Every significant review of the UK construction industry has recommended greater adoption of offsite construction. Latham suggested the type of partnership essential for offsite innovation as far back as 1994. Then Egan and later Farmer recommended a capital investment into research and development and Sebastian James described the potential efficiencies represented by offsite construction in the UK, but the transformation has yet to materialise.
At present, less than 5% of all UK new builds utilise offsite methods. There appear to be two major barriers to its more widespread use.

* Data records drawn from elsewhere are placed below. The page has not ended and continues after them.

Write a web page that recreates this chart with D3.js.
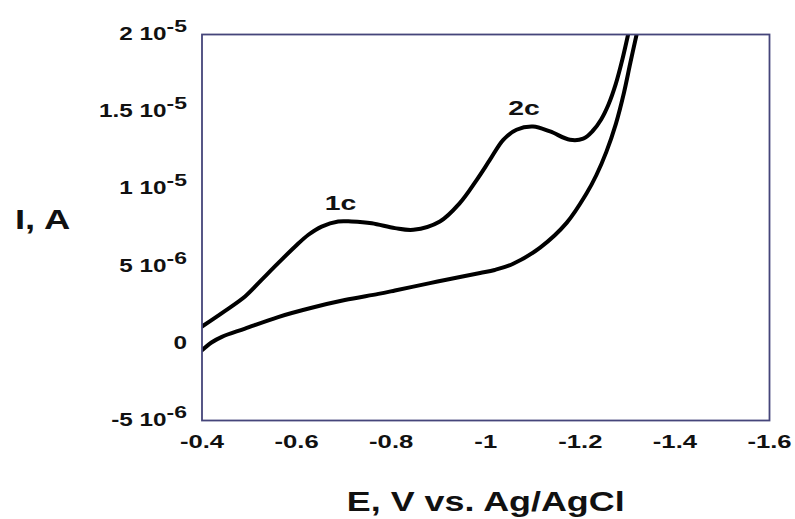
<!DOCTYPE html>
<html>
<head>
<meta charset="utf-8">
<script src="https://cdn.jsdelivr.net/npm/d3@7"></script>
<style>
  body { margin: 0; background: #fff; }
  text { font-family: "Liberation Sans", Arial, sans-serif; font-weight: bold; fill: #111; }
</style>
</head>
<body>
<div id="chart"></div>
<script>
// potential (V) and current (in 1e-6 A)
var upperE = [-0.400, -0.442, -0.491, -0.526, -0.561, -0.597, -0.625, -0.653, -0.688, -0.716, -0.759, -0.808,
  -0.847, -0.903, -0.945, -0.981, -1.009, -1.037, -1.065, -1.100, -1.136, -1.178, -1.206, -1.226, -1.244,
  -1.260, -1.275, -1.289, -1.301];
var upperI = [1.09, 1.96, 3.03, 4.11, 5.19, 6.27, 7.03, 7.56, 7.89, 7.89, 7.78, 7.46,
  7.35, 7.89, 9.08, 10.59, 11.89, 13.18, 13.83, 14.04, 13.72, 13.18, 13.25, 13.75, 14.5,
  15.5, 16.8, 18.4, 20.0];

var lowerE = [-0.400, -0.420, -0.442, -0.491, -0.561, -0.632, -0.702, -0.773, -0.808, -0.882, -0.914, -0.988,
  -1.019, -1.058, -1.115, -1.171, -1.213, -1.234, -1.255, -1.275, -1.292, -1.306, -1.319];
var lowerI = [-0.45, 0.05, 0.42, 0.95, 1.70, 2.30, 2.80, 3.20, 3.42, 3.90, 4.10, 4.55,
  4.75, 5.15, 6.20, 7.80, 9.70, 10.90, 12.40, 14.20, 16.20, 18.20, 20.0];

var xTicks = [-0.4, -0.6, -0.8, -1, -1.2, -1.4, -1.6];
var yTicks = [-5e-6, 0, 5e-6, 1e-5, 1.5e-5, 2e-5];
var yTickBase = ['-5 10', '0', '5 10', '1 10', '1.5 10', '2 10'];
var yTickExp = ['-6', '', '-6', '-5', '-5', '-5'];

var peakLabels = ['1c', '2c'];
var peakE = [-0.693, -1.081];
var peakI = [8.65, 14.8];

var width = 795, height = 519;
var margin = { top: 34.5, right: 25.5, bottom: 98.5, left: 202 };
var stretch = 1.35; // the picture's text is wide

var svg = d3.select('#chart').append('svg')
  .attr('width', width)
  .attr('height', height);

var x = d3.scaleLinear().domain([-0.4, -1.6]).range([margin.left, width - margin.right]);
var y = d3.scaleLinear().domain([-5e-6, 2e-5]).range([height - margin.bottom, margin.top]);

svg.append('clipPath').attr('id', 'plotclip')
  .append('rect')
  .attr('x', x(-0.4)).attr('y', y(2e-5))
  .attr('width', x(-1.6) - x(-0.4)).attr('height', y(-5e-6) - y(2e-5));

var line = d3.line()
  .x(function (d) { return x(d[0]); })
  .y(function (d) { return y(d[1] * 1e-6); })
  .curve(d3.curveCatmullRom.alpha(0.5));

var curves = [d3.zip(upperE, upperI), d3.zip(lowerE, lowerI)];

svg.append('g').attr('clip-path', 'url(#plotclip)')
  .selectAll('path')
  .data(curves)
  .enter()
  .append('path')
  .attr('d', line)
  .attr('fill', 'none')
  .attr('stroke', '#000')
  .attr('stroke-width', 4)
  .attr('stroke-linejoin', 'round')
  .attr('stroke-linecap', 'round');

// frame
svg.append('rect')
  .attr('x', x(-0.4)).attr('y', y(2e-5))
  .attr('width', x(-1.6) - x(-0.4)).attr('height', y(-5e-6) - y(2e-5))
  .attr('fill', 'none')
  .attr('stroke', '#45457a')
  .attr('stroke-width', 1.8);

// x tick labels
svg.append('g').selectAll('text')
  .data(xTicks)
  .enter()
  .append('text')
  .attr('transform', function (d) { return 'translate(' + x(d) + ',447.5) scale(' + stretch + ',1)'; })
  .attr('text-anchor', 'middle')
  .style('font-size', '19px')
  .text(function (d) { return String(d); });

// y tick labels with superscript exponent
var yl = svg.append('g').selectAll('text')
  .data(yTicks)
  .enter()
  .append('text')
  .attr('transform', function (d) { return 'translate(187,' + (y(d) + 5.5) + ') scale(' + stretch + ',1)'; })
  .attr('text-anchor', 'end')
  .style('font-size', '18px');
yl.append('tspan')
  .text(function (d, i) { return yTickBase[i]; });
yl.append('tspan')
  .attr('dy', -8)
  .style('font-size', '17px')
  .text(function (d, i) { return yTickExp[i]; });

// peak labels
svg.append('g').selectAll('text')
  .data(peakLabels)
  .enter()
  .append('text')
  .attr('transform', function (d, i) { return 'translate(' + x(peakE[i]) + ',' + y(peakI[i] * 1e-6) + ') scale(' + stretch + ',1)'; })
  .attr('text-anchor', 'middle')
  .style('font-size', '21px')
  .text(function (d) { return d; });

// axis titles
svg.append('text')
  .attr('transform', 'translate(' + (x(-0.4) + x(-1.6)) / 2 + ',511) scale(1.33,1)')
  .attr('text-anchor', 'middle')
  .style('font-size', '27px')
  .text('E, V vs. Ag/AgCl');

svg.append('text')
  .attr('transform', 'translate(15,229) scale(1.3,1)')
  .style('font-size', '28px')
  .text('I, A');
</script>
</body>
</html>
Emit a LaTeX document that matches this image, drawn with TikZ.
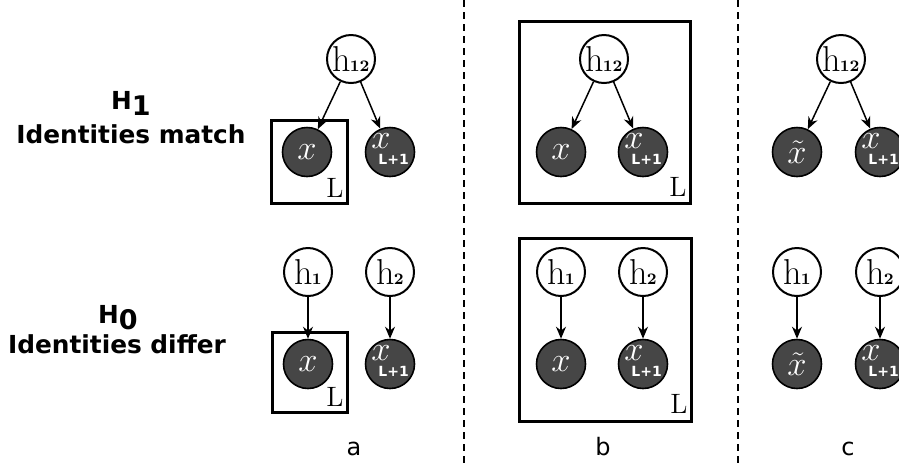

The majority of those commissioning new buildings are in the baby-boomer generation. They have negative memories of temporary classroom buildings and need to understand the difference between these structures and offsite construction in the UK. Permanent offsite construction can produce buildings designed and manufactured to the most exacting specification. A building manufactured in a clean and dry factory setting can arguably be better quality than one constructed in a muddy, wet field.
The second challenge is in the offsite sector’s capacity. Modular builders are smaller players in the construction industry and in general major contractors have not widely adopted an off-site construction in the UK. The lack of investment in the process conveniently reaffirms the model of the traditional contractor.
At the moment, the UK construction industry is approaching a crisis point that will compel change whether it is ready or not. There is a growing population of young people who need homes and schools, in addition to an ageing industry workforce and absence of traditional skills that Brexit may only make worse. It will be difficult for traditional construction in the UK to keep pace: the Harold and McKinsey Global Project Database suggests that only 69% of buildings are being constructed on time and only 40% do not exceed their budgets.